Task goal
Return the material word for word. Do not include the pictures.

Data provided

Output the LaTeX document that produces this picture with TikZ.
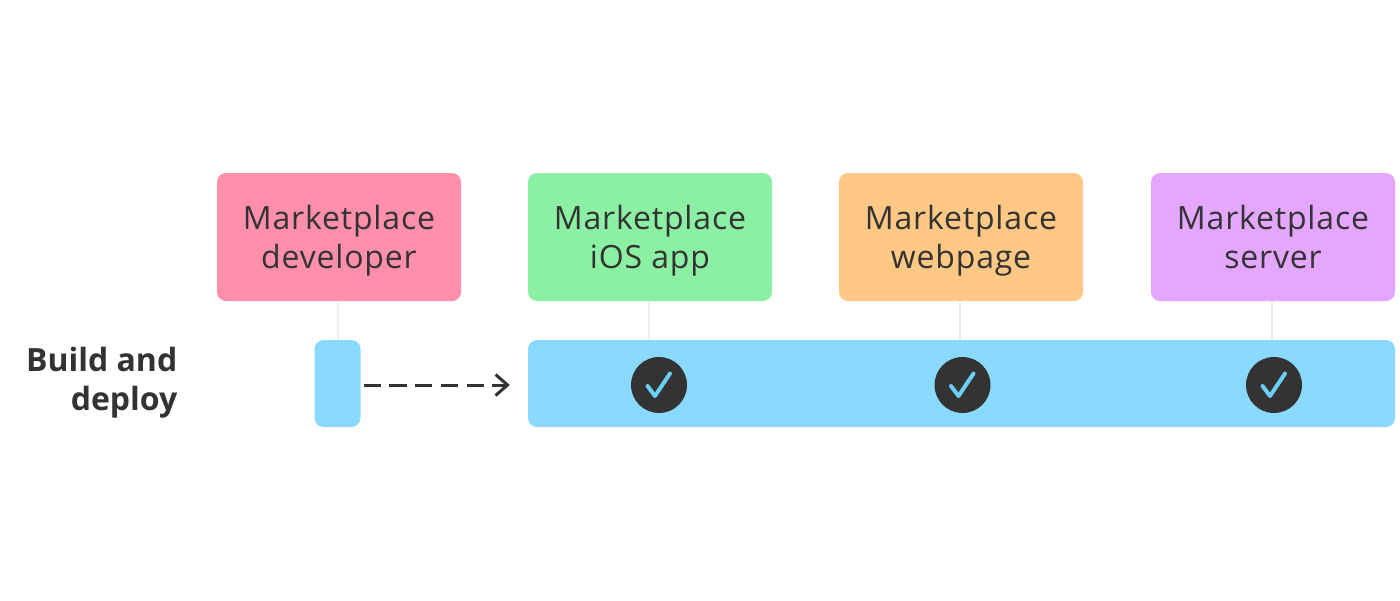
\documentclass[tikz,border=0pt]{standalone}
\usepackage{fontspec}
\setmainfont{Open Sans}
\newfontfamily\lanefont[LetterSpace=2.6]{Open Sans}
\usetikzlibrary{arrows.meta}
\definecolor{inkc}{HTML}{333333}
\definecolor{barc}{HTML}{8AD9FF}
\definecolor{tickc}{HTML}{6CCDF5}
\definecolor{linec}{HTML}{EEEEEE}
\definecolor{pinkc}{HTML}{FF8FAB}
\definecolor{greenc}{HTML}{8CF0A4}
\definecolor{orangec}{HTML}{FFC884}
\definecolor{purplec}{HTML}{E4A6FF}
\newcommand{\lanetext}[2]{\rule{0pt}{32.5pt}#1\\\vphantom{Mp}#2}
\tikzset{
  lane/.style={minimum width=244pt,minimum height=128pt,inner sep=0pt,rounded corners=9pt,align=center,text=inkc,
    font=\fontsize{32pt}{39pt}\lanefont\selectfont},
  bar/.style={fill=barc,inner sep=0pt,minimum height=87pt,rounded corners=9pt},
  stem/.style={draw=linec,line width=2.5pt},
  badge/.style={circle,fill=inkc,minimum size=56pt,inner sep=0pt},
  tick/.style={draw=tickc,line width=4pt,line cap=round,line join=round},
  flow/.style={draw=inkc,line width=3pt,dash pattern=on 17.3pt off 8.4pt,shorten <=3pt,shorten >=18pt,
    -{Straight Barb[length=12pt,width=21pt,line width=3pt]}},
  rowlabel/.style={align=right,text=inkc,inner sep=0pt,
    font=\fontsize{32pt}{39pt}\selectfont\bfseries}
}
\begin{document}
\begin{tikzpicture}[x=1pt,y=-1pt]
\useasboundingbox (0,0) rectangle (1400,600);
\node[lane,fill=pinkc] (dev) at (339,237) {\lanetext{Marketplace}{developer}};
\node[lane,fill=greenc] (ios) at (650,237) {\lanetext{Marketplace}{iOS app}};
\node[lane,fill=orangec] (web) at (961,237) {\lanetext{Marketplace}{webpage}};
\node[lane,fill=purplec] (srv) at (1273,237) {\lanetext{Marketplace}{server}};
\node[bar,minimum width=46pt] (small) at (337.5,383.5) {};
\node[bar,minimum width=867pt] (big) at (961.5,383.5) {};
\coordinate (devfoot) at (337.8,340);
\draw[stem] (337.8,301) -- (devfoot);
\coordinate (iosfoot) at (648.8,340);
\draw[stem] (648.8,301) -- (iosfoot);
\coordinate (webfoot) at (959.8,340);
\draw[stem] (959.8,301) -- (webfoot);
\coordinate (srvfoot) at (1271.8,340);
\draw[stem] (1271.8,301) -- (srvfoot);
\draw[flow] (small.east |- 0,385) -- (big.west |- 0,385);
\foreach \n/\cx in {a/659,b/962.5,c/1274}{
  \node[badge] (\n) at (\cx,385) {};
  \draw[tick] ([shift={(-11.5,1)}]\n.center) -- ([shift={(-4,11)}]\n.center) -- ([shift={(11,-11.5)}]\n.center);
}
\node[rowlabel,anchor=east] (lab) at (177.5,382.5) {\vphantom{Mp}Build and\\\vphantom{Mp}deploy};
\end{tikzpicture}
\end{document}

Full answer
Output the LaTeX document that produces this picture with TikZ.
\documentclass[tikz,border=0pt]{standalone}
\usepackage{fontspec}
\setmainfont{Open Sans}
\newfontfamily\lanefont[LetterSpace=2.6]{Open Sans}
\usetikzlibrary{arrows.meta}
\definecolor{inkc}{HTML}{333333}
\definecolor{barc}{HTML}{8AD9FF}
\definecolor{tickc}{HTML}{6CCDF5}
\definecolor{linec}{HTML}{EEEEEE}
\definecolor{pinkc}{HTML}{FF8FAB}
\definecolor{greenc}{HTML}{8CF0A4}
\definecolor{orangec}{HTML}{FFC884}
\definecolor{purplec}{HTML}{E4A6FF}
\newcommand{\lanetext}[2]{\rule{0pt}{32.5pt}#1\\\vphantom{Mp}#2}
\tikzset{
  lane/.style={minimum width=244pt,minimum height=128pt,inner sep=0pt,rounded corners=9pt,align=center,text=inkc,
    font=\fontsize{32pt}{39pt}\lanefont\selectfont},
  bar/.style={fill=barc,inner sep=0pt,minimum height=87pt,rounded corners=9pt},
  stem/.style={draw=linec,line width=2.5pt},
  badge/.style={circle,fill=inkc,minimum size=56pt,inner sep=0pt},
  tick/.style={draw=tickc,line width=4pt,line cap=round,line join=round},
  flow/.style={draw=inkc,line width=3pt,dash pattern=on 17.3pt off 8.4pt,shorten <=3pt,shorten >=18pt,
    -{Straight Barb[length=12pt,width=21pt,line width=3pt]}},
  rowlabel/.style={align=right,text=inkc,inner sep=0pt,
    font=\fontsize{32pt}{39pt}\selectfont\bfseries}
}
\begin{document}
\begin{tikzpicture}[x=1pt,y=-1pt]
\useasboundingbox (0,0) rectangle (1400,600);
\node[lane,fill=pinkc] (dev) at (339,237) {\lanetext{Marketplace}{developer}};
\node[lane,fill=greenc] (ios) at (650,237) {\lanetext{Marketplace}{iOS app}};
\node[lane,fill=orangec] (web) at (961,237) {\lanetext{Marketplace}{webpage}};
\node[lane,fill=purplec] (srv) at (1273,237) {\lanetext{Marketplace}{server}};
\node[bar,minimum width=46pt] (small) at (337.5,383.5) {};
\node[bar,minimum width=867pt] (big) at (961.5,383.5) {};
\coordinate (devfoot) at (337.8,340);
\draw[stem] (337.8,301) -- (devfoot);
\coordinate (iosfoot) at (648.8,340);
\draw[stem] (648.8,301) -- (iosfoot);
\coordinate (webfoot) at (959.8,340);
\draw[stem] (959.8,301) -- (webfoot);
\coordinate (srvfoot) at (1271.8,340);
\draw[stem] (1271.8,301) -- (srvfoot);
\draw[flow] (small.east |- 0,385) -- (big.west |- 0,385);
\foreach \n/\cx in {a/659,b/962.5,c/1274}{
  \node[badge] (\n) at (\cx,385) {};
  \draw[tick] ([shift={(-11.5,1)}]\n.center) -- ([shift={(-4,11)}]\n.center) -- ([shift={(11,-11.5)}]\n.center);
}
\node[rowlabel,anchor=east] (lab) at (177.5,382.5) {\vphantom{Mp}Build and\\\vphantom{Mp}deploy};
\end{tikzpicture}
\end{document}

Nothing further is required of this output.